The rich man didn’t produce and trade to be generous; his sole intention was to help himself, just as the people with whom he traded were helping themselves. So long as theft and fraud are avoided, when people are permitted to help themselves, one can expect that people will tend to be helped. People will tend to be better off, because they are trying to that end; they are producing for that result. This, of course, was Adam Smith’s central argument; this was his revolutionary idea, as he famously suggested, “it is not from the benevolence of the butcher, the brewer, or the baker, that we expect our dinner, but from their regard to their own interest.” As such, it can be expected that by discouraging the self-interest of the butcher, brewer, and baker – by punishing them in the form of taxation levied upon their work – one is likely to discourage someone’s dinner, or someone’s breakfast, from appearing at the table.
When one grasps these concepts, the notion of redistribution quickly becomes preposterous. For the best way to help the poor is to allow the producers to produce, to their fullest and greatest capacity. By so doing, more wealth will come into being, and over time (though not necessarily over the time of a political term) the standard of living of people will tend to rise. Most importantly, living standards will rise justly and morally because they happened through the voluntary actions of individuals, instead of through the violent force of Government.
By engaging in redistribution, by handing Bob a welfare check, Government helps Bob at the expense of at least two other people: the unwilling wealthy man who provided the money, and the unknowing poor man with whom the former will no longer be transacting, for he has now been robbed of the wealth and the motivation to do so. Unfortunately, people see Bob smiling with his new check, and see the rich man who can certainly still afford dinner, and they rest easily believing that “the poor” have been helped by their forceful intervention and that the rich man resists only because he is selfish and uncaring. The other poor man, Bastiat’s crucial “unseen,” is the tragic victim who goes unnoticed as his business sells one fewer goods the next day. You can perhaps understand that he may be the next man in line at the welfare office – a second welfare check then required. And so it continues.

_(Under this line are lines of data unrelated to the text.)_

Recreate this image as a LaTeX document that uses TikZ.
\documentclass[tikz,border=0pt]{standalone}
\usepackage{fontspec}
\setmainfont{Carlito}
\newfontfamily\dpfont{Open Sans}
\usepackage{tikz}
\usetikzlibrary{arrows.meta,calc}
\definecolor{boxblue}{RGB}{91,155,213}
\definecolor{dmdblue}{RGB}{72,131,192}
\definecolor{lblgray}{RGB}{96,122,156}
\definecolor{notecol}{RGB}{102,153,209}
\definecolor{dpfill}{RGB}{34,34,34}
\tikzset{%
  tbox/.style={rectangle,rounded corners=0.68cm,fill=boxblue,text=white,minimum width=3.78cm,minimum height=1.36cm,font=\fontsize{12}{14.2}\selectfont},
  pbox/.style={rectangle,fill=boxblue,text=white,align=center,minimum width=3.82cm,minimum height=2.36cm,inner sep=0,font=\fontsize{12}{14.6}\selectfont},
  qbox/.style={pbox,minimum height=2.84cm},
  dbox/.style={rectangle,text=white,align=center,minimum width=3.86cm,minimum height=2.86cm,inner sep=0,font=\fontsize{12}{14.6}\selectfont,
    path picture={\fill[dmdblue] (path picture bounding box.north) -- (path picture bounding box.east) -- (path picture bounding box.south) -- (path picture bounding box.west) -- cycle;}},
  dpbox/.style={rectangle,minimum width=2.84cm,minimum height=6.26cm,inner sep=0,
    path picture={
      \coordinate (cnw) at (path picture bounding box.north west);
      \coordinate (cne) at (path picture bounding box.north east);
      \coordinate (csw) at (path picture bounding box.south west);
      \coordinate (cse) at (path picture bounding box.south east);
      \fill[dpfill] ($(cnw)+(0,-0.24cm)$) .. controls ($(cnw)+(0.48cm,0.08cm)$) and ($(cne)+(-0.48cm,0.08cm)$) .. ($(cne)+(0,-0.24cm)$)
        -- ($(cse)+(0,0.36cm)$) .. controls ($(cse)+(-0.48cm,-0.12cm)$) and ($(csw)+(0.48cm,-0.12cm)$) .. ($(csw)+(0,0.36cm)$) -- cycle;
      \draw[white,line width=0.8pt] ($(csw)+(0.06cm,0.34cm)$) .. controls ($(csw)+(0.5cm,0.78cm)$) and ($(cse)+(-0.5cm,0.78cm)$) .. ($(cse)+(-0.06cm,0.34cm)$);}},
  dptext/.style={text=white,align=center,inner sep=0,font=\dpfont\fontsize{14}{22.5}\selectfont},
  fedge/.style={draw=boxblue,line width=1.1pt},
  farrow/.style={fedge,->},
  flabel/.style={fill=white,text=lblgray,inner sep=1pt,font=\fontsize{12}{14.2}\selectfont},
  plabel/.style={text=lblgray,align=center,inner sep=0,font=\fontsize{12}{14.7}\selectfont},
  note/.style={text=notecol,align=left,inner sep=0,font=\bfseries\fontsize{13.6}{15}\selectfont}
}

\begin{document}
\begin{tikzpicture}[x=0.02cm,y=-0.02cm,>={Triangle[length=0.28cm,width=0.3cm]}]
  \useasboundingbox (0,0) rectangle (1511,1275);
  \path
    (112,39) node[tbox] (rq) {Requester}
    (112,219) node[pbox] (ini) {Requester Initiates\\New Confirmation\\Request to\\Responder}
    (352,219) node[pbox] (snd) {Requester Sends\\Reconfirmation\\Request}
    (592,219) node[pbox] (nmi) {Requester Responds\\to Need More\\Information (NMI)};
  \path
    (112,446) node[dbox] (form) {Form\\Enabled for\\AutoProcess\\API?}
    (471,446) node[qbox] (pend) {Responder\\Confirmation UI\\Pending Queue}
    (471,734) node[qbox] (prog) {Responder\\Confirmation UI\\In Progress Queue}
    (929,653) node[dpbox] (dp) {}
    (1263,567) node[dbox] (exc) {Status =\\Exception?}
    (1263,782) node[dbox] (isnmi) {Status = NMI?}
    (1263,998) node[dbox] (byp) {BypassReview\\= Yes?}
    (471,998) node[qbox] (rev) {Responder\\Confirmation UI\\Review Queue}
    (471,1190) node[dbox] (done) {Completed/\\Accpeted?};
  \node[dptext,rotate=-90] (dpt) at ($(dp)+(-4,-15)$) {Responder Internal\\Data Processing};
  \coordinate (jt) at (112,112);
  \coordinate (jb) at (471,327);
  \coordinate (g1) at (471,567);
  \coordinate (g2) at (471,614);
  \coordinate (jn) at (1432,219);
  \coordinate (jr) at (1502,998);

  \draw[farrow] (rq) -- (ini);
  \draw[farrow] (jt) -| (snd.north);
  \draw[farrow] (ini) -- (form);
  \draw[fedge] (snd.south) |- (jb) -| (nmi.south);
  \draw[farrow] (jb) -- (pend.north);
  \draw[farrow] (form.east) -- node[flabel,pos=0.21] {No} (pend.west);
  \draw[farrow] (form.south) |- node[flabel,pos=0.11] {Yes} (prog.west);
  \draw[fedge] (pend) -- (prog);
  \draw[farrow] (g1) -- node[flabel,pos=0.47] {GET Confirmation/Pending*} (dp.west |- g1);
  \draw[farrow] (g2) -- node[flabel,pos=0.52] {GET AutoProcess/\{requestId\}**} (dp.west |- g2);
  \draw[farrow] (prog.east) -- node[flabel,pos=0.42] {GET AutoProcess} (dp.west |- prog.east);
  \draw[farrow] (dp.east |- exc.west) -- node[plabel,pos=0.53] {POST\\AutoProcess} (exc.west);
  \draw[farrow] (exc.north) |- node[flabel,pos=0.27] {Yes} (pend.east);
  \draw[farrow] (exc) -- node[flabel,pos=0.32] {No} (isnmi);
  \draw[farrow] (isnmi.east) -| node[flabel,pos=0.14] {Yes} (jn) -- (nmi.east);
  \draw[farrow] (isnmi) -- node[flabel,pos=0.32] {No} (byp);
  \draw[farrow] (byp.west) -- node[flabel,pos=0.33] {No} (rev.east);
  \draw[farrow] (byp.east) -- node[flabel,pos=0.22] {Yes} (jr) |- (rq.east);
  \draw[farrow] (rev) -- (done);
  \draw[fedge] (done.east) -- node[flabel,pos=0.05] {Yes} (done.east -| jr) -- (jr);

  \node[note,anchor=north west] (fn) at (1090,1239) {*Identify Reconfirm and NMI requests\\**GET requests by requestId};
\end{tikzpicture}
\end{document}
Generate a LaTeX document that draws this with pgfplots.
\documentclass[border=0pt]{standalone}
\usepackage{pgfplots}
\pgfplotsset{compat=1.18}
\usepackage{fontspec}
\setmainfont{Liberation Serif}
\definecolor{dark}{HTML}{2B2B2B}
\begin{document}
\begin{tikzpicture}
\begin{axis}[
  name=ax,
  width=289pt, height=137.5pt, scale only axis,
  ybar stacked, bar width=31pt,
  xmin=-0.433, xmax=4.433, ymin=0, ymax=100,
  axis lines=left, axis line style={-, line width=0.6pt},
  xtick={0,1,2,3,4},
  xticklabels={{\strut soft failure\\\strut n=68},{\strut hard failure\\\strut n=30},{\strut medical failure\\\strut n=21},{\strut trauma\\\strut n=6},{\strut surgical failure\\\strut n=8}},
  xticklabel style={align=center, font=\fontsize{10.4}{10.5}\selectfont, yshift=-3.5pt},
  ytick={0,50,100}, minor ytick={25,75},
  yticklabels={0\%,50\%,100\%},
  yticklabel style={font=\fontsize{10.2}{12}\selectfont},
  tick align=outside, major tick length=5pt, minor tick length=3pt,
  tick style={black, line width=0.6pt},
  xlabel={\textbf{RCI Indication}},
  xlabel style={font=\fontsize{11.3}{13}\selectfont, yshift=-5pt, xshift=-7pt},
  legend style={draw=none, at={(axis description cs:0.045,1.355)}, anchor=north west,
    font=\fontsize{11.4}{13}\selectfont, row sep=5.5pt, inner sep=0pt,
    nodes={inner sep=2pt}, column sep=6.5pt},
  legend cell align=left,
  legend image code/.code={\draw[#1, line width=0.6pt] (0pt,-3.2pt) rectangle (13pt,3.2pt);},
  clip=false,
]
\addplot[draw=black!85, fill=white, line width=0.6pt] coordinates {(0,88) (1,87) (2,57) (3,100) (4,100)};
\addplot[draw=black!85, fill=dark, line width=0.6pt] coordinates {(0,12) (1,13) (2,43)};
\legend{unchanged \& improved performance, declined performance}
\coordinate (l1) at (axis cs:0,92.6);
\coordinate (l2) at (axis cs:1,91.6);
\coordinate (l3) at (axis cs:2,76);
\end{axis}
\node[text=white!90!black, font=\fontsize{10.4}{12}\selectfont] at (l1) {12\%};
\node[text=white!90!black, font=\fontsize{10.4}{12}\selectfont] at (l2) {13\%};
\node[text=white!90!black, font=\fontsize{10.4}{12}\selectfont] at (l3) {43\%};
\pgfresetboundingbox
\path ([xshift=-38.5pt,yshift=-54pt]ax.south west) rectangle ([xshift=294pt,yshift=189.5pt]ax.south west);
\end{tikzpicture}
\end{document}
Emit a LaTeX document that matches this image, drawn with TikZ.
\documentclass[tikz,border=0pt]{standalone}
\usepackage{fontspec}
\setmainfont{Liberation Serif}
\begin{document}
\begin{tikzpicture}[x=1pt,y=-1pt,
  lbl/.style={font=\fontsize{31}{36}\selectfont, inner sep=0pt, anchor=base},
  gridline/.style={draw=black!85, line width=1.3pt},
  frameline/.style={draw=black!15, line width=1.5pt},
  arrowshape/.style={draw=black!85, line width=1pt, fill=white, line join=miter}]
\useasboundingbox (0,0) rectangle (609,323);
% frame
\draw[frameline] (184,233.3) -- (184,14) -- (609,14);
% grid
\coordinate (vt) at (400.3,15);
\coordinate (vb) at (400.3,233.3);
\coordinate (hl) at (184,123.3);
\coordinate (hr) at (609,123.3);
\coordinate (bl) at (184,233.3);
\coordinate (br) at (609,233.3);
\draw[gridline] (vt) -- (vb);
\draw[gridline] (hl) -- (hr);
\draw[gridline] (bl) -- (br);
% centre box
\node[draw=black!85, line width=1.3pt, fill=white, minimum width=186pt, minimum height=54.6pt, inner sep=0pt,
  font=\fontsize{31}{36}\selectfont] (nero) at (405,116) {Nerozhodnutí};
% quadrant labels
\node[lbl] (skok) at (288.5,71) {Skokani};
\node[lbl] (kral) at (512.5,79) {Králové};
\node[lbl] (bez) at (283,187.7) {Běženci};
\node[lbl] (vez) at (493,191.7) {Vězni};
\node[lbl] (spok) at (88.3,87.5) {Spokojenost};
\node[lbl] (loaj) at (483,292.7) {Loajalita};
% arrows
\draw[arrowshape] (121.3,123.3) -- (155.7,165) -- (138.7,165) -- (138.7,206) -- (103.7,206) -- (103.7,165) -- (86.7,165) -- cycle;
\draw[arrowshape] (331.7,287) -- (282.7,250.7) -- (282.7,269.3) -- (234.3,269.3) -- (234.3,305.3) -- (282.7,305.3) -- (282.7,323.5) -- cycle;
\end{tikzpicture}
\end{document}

For anyone who values individual liberty (each man’s right to live his life as he sees fit so long as he respects the same right of others), the only compatible political system is one which gets out of the way so that unbridled production and trade may occur. For anyone who values charity (helping others who warrant assistance), the only compatible political system is likewise one which gets out of the way so that unbridled production and trade may occur. It is wonderfully fortunate for those who fall into both categories, like the author, that the solution to both concerns is the same. It is woefully unfortunate that society prevents the solution from occurring, believing us all to be stuck in a lifeboat with ever-dwindling rations. The irony is that the lifeboat is becoming increasingly applicable to our situation.